Arbitration is an agreement between parties to allow a third party, called an arbitrator, to evaluate each party’s case and make a decision regarding the dispute between the parties.  Arbitration can take many forms, including that of a mini-trial where each party can call witnesses and bring in a court reporter so that testimony is under oath.  The parties can agree for arbitration to be binding or non-binding. If the arbitration is non-binding, the arbitrator’s decision is merely a recommendation of how the parties should resolve the conflict.
Mediation, on the other hand, is a negotiation led by a third party who can provide an objective analysis of each party’s side of the dispute.  Mediation is not binding, so either party can end the negotiation and there is no requirement that the parties settle.  The mediator can use any method that the feel will be beneficial to resolving the dispute.  The mediator may choose to talk to both sides together or may use shuttle diplomacy to help the parties reach consensus.  A successful mediation results in neither side feeling that they have “won” nor “lost.”
If you are thinking of starting a new business or are a small business owner and do not have the necessary business agreements in place or if you find yourself with a dispute with your business partners, please contact me to learn about options available for your business.

Monday, July 25, 2016

Multi-member LLC vs Single Member LLC
Why is the Liability Protection Greater?


A limited liability company ("LLC") provides a certain amount of liability protection that is very similar to the protection offered by a corporation. For example,  Samantha buys shares in ABC, Corp.;   ABC Corp goes bankrupt and Samantha loses her investment. However, as we all know, ABC's creditors cannot attach Samantha's other assets- her home, bank accounts, etc are safe from ABC's creditors. The same will hold true if instead of ABC Corp, Samantha buys shares in XYZ LLC. She will lose her investment but nothing else.

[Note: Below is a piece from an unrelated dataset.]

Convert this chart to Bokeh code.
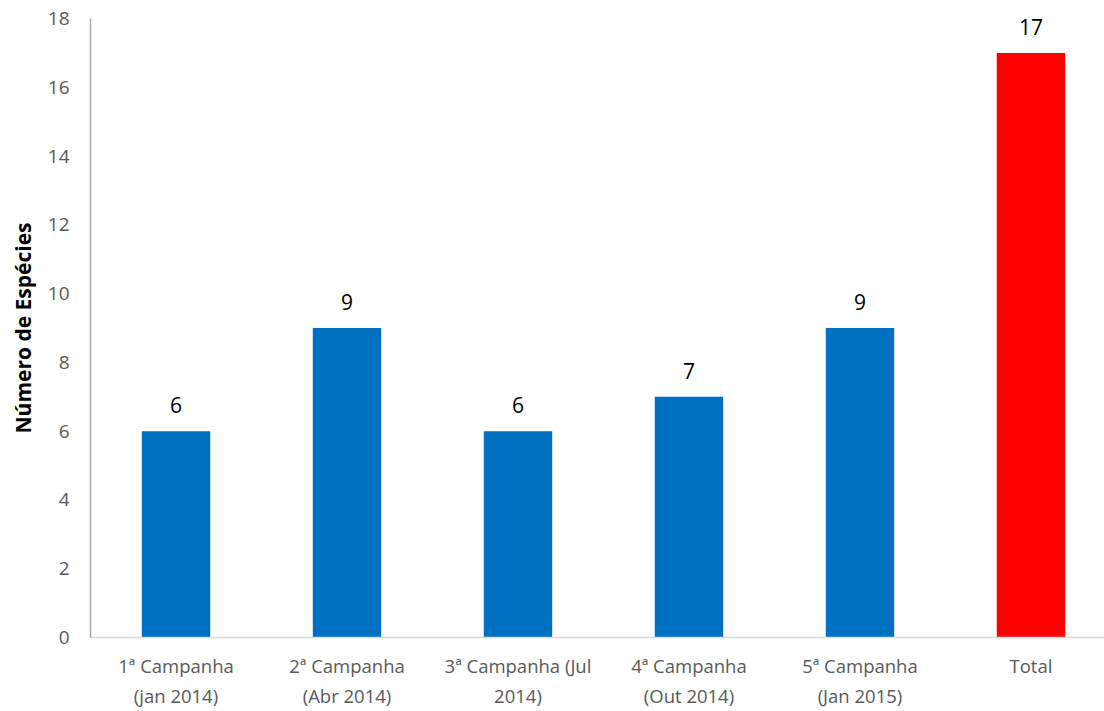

However, if the reverse happens: Samantha's assets are attached by a creditor, are the subject of a divorce action or a lawsuit,  then her creditors will be able to access all of her assets including her stock in ABC Corp. If that happens, whomever ends up with the stock will receive the dividend, attend meetings and vote her stock. That would not happen if she owned the shares in XYZ LLC because of a legal theory known as "Choose your Partner." LLC law is at least partially derived from partnership law. (In fact, the NH LLC Act, RSA 304-C, is found under the title "Partnerships" along with the law on limited partnerships, general partnerships, etc). This theory is that if Samantha enters into an agreement with Bob and Ted to invest in a business venture, SBT Investments, LLC, Bob and Ted had no intention in being partners with Samantha's soon-to-be ex-husband or any other creditor. Thus, Samantha's creditors cannot take her membership in the LLC; what they can do is place a lien on any distributions from that LLC. This lien is called a charging order. The creditor may receive money originally destined for Samantha, but the creditor doesn't get to sit at the table and vote her membership rights. All of this is assuming that there are distributions to Samantha. If the LLC isn't making any distributions, the creditor does not receive anything. This concept is codified in the NH LLC Act at RSA 304-C:126. and that statute provides that a charging order is the sole remedy a creditor may bring against an LLC membership for debts not related to the LLC. Therefore, it can be said that an LLC offers more liability protection that a corporation because an LLC offers "two-way" liability protection while a corporation does not.

Okay, so how can this work with a single member LLC? There are no partners. However, there is no exception in most states for single member LLCs and no specific statutory protection for them either. It is assumed that single member LLCs get the same protection but there is always the risk that a court will find otherwise. The New Hampshire Act dealt with this in a manner that was hoped would clarify the issue but still give some protection to creditors. A single member LLC could not make any distribution at all but keep property that was appreciating and therefore a creditor might not ever receive anything- or at least not for a long time. RSA 304-C:126 specifically authorizes charging order protections for single member LLCs but then limits those protections to give some ability of legitimate creditors to challenge the protection if the creditor can show that the judgment cannot be satisfied in a "reasonable time." If the creditor is successful, a sale of the membership rights can be forced. See RSA 304-C:126 (VI).

For all of the reasons above, I frequently will recommend that clients wishing to form a single member LLC at least consider bringing in a spouse or an adult child for a minority interest. I usually recommend at least 18 or 19% if not a full 50%. The activities of the second member can be limited in a number of ways, including making the LLC manager-managed with the original founding member the manager. If the second member is not really going to participate much in the company, then I will try to keep the percentage ownership under 20% as that is the number at which many banks will require personal guarantees of the members. A really small percentage such as 1% or 2% may be seen as illusory so I want to keep the number up if at all possible.

Obviously, there be be downsides to bringing in a minority member and those potential pitfalls must be thoroughly discussed with the clients and one of those pitfalls for the attorney- a trap for the unwary- is the question of "Who is the client?" Does the attorney represent the person who originally approached him/her, both potential members or the LLC itself? Who can the attorney represent if the "partnership" breaks up- can the attorney represent any of the parties in that case or must s/he recuse and refer to another attorney? Another question is "What effect, if any, does a divorce have on multi-member LLCs involving spouses?"